▸ DATA LISTING
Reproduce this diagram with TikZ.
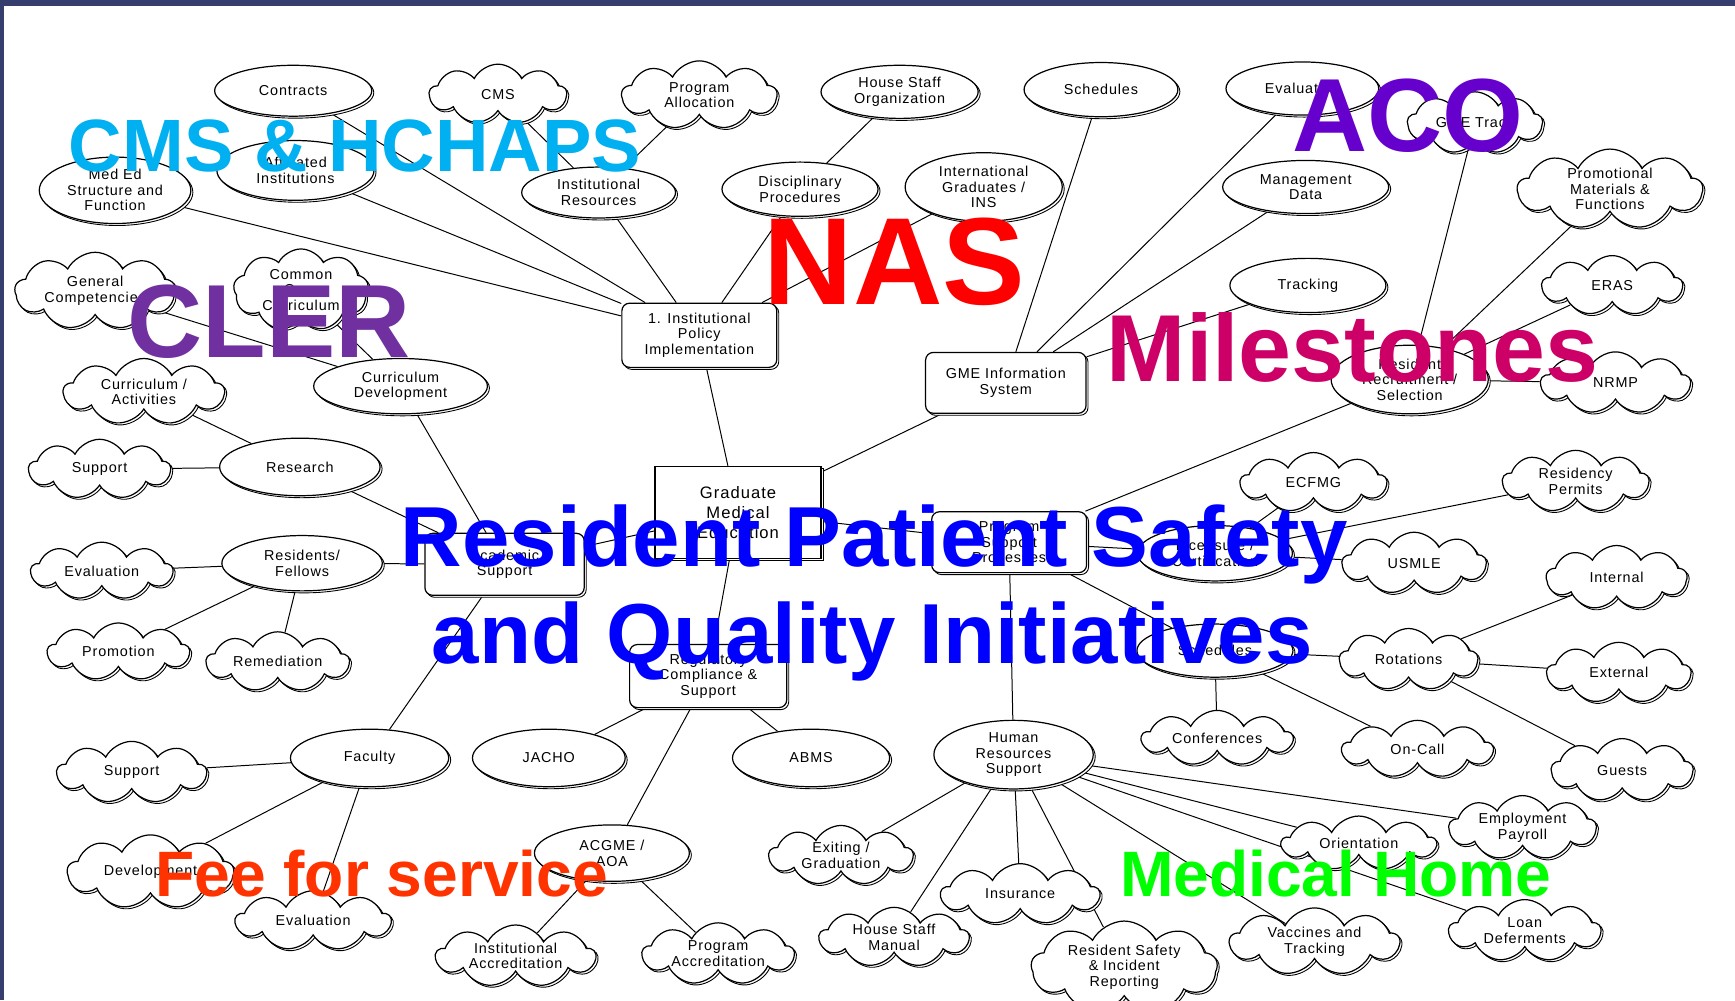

==

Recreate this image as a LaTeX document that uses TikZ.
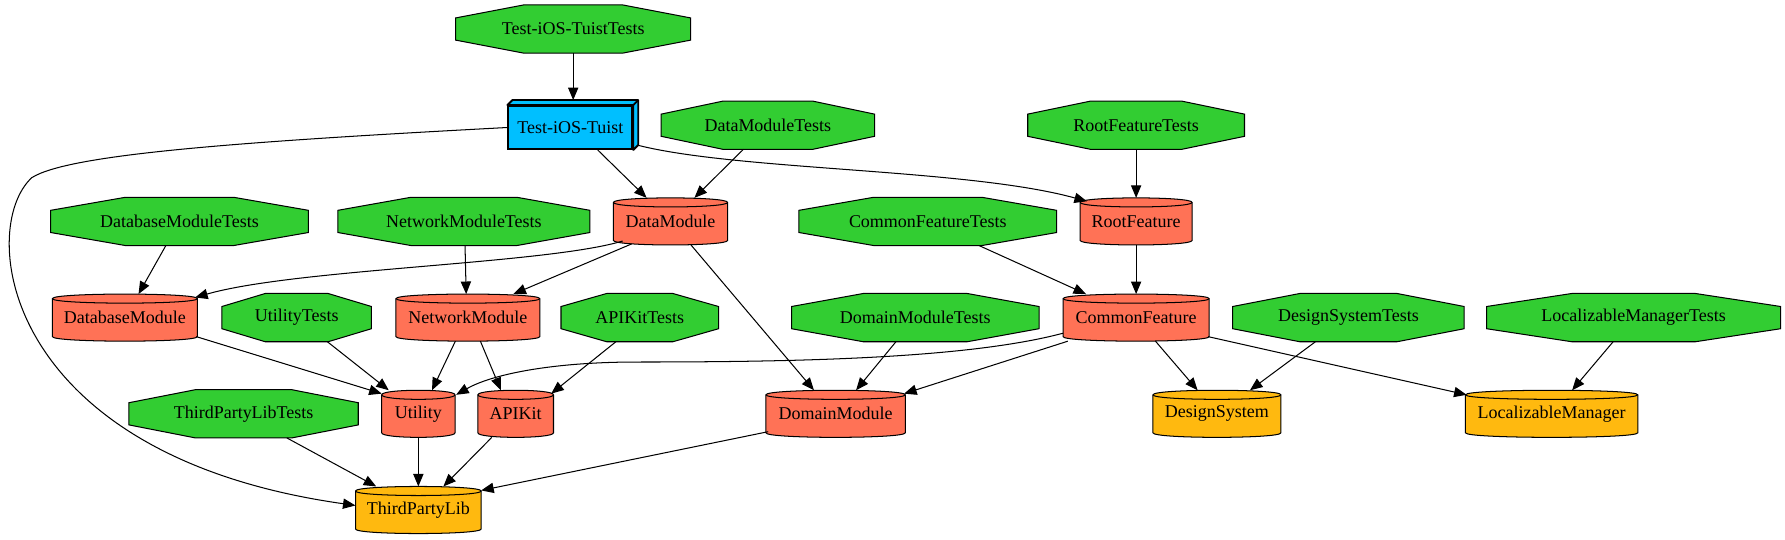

==

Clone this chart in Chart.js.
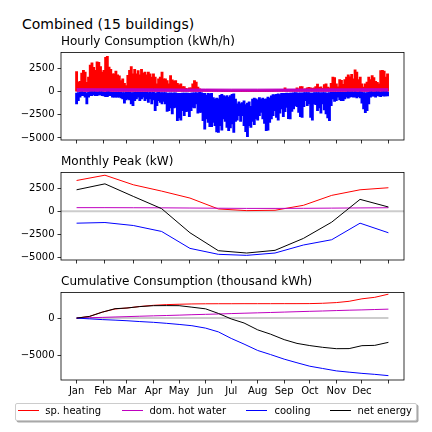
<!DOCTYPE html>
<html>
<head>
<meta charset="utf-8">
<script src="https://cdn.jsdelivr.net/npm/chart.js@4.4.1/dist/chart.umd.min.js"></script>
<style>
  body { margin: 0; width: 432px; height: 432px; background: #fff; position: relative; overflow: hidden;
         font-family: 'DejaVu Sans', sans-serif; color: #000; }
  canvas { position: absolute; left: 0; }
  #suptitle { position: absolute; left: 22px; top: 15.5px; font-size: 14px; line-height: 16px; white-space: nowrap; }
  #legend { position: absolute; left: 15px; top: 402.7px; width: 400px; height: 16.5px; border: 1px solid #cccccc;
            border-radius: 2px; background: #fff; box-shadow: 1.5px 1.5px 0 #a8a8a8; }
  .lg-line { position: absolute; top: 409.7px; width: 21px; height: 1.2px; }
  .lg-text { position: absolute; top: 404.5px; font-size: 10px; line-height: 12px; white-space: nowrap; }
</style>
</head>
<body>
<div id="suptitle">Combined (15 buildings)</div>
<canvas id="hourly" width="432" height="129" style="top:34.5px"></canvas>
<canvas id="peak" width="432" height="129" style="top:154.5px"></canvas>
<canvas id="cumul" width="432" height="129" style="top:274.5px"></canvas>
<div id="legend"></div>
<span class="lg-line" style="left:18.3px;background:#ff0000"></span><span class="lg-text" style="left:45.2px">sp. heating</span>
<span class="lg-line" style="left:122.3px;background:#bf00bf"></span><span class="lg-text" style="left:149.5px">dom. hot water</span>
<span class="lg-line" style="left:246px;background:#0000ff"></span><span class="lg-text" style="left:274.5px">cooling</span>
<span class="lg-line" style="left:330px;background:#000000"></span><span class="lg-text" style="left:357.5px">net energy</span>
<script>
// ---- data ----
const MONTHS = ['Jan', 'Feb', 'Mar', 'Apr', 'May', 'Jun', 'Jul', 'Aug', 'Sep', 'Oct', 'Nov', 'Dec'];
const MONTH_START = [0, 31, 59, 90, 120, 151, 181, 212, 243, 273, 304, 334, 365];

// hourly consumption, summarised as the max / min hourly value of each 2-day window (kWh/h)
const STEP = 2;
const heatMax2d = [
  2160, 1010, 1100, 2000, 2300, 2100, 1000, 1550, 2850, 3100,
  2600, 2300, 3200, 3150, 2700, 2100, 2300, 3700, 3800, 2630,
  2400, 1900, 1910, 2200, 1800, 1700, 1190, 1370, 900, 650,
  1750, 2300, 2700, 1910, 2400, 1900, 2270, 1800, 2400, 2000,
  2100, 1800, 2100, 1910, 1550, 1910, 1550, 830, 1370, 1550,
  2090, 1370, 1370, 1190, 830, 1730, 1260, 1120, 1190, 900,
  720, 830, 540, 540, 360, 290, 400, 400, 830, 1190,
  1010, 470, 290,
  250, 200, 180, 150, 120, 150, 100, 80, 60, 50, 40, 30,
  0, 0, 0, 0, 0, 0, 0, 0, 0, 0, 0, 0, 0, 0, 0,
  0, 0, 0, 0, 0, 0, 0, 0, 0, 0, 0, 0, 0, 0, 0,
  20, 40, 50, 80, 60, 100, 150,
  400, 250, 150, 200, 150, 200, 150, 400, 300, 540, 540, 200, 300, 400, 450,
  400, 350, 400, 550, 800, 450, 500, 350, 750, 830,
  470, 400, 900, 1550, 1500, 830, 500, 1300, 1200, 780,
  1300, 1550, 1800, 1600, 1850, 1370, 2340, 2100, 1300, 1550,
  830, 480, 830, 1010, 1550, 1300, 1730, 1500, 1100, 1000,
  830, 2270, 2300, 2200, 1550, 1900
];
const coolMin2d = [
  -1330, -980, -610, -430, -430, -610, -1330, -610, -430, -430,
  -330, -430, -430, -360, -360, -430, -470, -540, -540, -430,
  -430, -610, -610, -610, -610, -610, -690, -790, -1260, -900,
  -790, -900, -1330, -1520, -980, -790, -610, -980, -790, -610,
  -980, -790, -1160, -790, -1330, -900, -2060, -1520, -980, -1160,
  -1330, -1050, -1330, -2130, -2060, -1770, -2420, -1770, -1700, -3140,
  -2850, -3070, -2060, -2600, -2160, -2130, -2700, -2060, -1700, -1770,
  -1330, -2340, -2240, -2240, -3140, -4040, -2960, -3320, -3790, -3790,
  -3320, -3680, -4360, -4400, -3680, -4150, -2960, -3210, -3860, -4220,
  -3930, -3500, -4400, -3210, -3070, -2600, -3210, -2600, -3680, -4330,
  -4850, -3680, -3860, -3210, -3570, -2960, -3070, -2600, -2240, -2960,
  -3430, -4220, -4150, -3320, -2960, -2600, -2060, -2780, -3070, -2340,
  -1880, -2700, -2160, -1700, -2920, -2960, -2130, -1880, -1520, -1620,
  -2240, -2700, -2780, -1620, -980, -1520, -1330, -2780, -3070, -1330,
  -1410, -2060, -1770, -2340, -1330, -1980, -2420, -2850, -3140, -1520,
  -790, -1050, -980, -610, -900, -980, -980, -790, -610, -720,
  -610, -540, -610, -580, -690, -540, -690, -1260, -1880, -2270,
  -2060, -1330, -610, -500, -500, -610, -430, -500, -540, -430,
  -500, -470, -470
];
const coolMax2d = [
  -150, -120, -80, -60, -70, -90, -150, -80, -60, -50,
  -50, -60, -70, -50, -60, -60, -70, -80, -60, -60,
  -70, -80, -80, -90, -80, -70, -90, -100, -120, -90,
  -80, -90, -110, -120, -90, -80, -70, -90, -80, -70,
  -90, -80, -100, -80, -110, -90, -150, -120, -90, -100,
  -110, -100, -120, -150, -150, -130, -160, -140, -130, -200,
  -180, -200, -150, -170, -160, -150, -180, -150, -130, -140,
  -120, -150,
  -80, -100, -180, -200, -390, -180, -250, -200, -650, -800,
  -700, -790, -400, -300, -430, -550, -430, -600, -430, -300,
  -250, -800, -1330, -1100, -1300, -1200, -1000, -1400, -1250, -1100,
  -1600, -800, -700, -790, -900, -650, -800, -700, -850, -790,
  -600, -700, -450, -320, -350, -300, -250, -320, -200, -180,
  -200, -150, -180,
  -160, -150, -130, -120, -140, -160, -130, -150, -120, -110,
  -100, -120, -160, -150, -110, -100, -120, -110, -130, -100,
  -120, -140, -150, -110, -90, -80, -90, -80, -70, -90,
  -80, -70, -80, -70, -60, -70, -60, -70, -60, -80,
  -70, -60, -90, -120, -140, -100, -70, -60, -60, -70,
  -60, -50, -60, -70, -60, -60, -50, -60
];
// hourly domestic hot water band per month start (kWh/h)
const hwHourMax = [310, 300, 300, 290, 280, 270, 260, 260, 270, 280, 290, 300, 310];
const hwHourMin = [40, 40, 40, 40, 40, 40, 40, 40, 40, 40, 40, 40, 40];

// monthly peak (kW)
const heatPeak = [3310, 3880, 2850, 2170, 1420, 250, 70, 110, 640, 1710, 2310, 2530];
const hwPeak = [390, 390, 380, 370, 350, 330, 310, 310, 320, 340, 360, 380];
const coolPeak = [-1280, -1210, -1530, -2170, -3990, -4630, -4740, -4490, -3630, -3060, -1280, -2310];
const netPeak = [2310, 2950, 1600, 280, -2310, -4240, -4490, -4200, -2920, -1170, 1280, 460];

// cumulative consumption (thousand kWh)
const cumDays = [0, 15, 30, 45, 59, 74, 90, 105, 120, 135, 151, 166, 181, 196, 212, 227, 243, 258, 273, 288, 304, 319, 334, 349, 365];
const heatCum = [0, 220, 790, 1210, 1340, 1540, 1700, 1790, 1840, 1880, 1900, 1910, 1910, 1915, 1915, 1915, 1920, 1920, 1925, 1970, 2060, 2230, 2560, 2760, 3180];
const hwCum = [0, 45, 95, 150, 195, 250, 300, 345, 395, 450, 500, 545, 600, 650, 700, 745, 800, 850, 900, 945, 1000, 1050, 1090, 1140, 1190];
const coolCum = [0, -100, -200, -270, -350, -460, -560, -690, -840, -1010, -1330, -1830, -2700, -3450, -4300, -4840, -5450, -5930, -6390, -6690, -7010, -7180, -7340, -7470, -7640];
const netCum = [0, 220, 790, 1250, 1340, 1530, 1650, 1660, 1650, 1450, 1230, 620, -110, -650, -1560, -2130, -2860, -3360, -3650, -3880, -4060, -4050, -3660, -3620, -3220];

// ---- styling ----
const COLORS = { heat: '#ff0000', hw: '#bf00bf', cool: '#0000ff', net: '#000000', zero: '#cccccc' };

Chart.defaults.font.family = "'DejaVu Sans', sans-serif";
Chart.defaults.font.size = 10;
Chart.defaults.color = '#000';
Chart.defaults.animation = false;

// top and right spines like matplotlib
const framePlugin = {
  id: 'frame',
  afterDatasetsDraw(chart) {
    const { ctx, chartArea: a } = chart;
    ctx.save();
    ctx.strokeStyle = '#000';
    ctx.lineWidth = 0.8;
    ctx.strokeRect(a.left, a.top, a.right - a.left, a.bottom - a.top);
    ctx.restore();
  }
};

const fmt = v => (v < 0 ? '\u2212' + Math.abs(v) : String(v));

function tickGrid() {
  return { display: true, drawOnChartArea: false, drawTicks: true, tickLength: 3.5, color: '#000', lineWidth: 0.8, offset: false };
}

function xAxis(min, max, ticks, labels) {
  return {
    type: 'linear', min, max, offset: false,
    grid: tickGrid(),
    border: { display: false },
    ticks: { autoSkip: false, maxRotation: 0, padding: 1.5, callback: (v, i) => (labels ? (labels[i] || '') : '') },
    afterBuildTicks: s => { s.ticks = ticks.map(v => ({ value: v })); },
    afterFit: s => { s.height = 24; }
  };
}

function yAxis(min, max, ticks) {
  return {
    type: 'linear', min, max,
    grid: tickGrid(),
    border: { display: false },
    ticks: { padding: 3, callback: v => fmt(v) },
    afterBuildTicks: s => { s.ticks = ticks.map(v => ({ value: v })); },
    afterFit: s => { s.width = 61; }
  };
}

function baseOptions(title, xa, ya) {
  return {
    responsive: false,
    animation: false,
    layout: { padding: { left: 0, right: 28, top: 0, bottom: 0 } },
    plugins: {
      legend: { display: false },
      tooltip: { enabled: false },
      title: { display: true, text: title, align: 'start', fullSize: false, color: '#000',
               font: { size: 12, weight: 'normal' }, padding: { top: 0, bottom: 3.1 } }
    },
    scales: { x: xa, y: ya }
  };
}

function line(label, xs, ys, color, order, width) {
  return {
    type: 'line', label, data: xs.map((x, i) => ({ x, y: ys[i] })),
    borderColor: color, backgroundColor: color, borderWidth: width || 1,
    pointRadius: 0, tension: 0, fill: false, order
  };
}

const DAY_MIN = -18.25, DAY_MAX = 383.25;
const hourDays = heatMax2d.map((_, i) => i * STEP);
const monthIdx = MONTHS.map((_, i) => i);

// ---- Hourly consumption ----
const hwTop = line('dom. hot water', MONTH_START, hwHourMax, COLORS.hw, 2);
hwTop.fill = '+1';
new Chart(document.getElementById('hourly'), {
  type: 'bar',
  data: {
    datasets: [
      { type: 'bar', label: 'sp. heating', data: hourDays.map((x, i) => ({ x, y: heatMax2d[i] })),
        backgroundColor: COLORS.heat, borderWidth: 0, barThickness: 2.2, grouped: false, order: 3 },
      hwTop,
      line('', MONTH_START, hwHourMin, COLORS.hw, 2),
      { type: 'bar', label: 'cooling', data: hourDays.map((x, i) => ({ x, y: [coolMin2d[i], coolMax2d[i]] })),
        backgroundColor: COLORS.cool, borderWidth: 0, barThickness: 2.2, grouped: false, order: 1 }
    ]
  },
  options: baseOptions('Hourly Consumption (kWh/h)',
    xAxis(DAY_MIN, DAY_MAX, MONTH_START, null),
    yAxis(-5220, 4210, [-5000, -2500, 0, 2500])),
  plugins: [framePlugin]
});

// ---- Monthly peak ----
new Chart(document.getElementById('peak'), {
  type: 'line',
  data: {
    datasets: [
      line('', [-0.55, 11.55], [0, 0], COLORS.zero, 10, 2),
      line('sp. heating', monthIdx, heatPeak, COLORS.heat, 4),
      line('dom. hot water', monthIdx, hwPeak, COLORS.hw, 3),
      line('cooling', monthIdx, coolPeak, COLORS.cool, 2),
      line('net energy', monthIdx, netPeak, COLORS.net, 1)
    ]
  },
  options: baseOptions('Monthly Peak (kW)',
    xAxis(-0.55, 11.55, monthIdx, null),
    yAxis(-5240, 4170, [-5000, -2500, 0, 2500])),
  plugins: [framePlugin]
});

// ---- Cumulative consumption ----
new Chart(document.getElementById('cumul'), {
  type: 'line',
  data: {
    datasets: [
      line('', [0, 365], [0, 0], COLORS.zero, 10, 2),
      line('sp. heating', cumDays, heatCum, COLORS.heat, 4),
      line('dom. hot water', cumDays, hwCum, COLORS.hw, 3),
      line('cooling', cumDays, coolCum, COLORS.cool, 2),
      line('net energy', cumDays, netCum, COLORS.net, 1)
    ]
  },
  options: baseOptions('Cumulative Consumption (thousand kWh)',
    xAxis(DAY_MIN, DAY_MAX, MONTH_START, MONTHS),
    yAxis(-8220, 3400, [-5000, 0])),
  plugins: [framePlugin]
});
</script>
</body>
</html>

▸ TASK
Consider the entries above and return each line with the string "TikZ".

▸ OUTPUT FOR THIS EXERCISE
Reproduce this diagram with TikZ.
Recreate this image as a LaTeX document that uses TikZ.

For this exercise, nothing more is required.